One brilliant black building to see in Los Angeles
In LA? Looking for an architecturally themed trip this weekend? Then try this house, from our new book, Black
A single-family residence built by XTEN architecture, Nakahouse is at once integrated with the Hollywood Hills in which it sits and stands deliberately distinct from the surroundings in which it nestles. It is not an original structure, as the architects were obliged to keep the base of the 1960s building from which this wild new work extends.
Its interiors, which command magnificent, uninterrupted views of the hills including the famous Hollywood sign, are immaculate, gleaming white - a cantilevered terrace extends from the kitchen and living rooms. The extensions are designed to maximize views from all sides.

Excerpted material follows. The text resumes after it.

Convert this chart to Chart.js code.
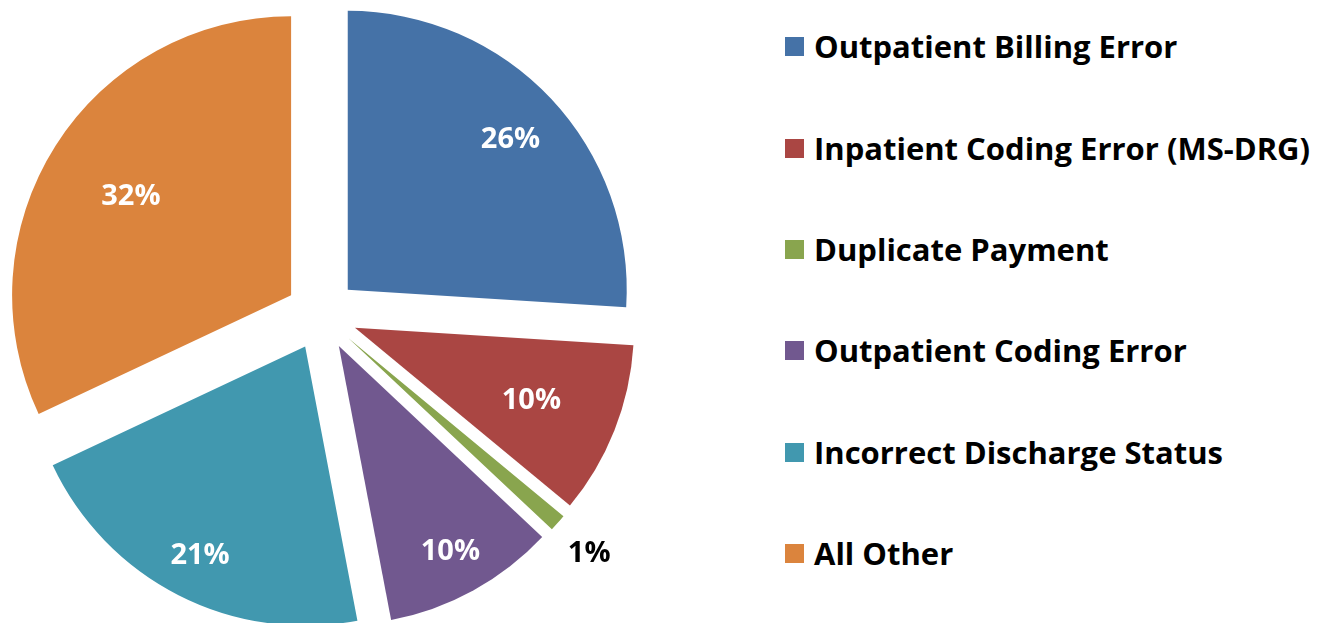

While the interior screams white, however, it is countered by an all-black exterior, finished in black Meoded Venetian plaster, a new line of antique-style lime plaster, made by the Los Angeles paint and plaster firm Meoded. The purpose of this, explain the architects, is to“act as a net, holding the home in place, while still allowing it to move in interesting directions. The black exteriors add definition to an interior that tries to escape it.”
The black has a more straightforward role too: to smother what might have been as gross an addition to the landscape as a magnified image of whitened teeth. The structure is further integrated into the hills by its natural means of cooling and heating, using terrace, sliding glass arrangements and chimneys rather than air conditioning, allowing it to fit neatly into Hollywood’s natural landscape.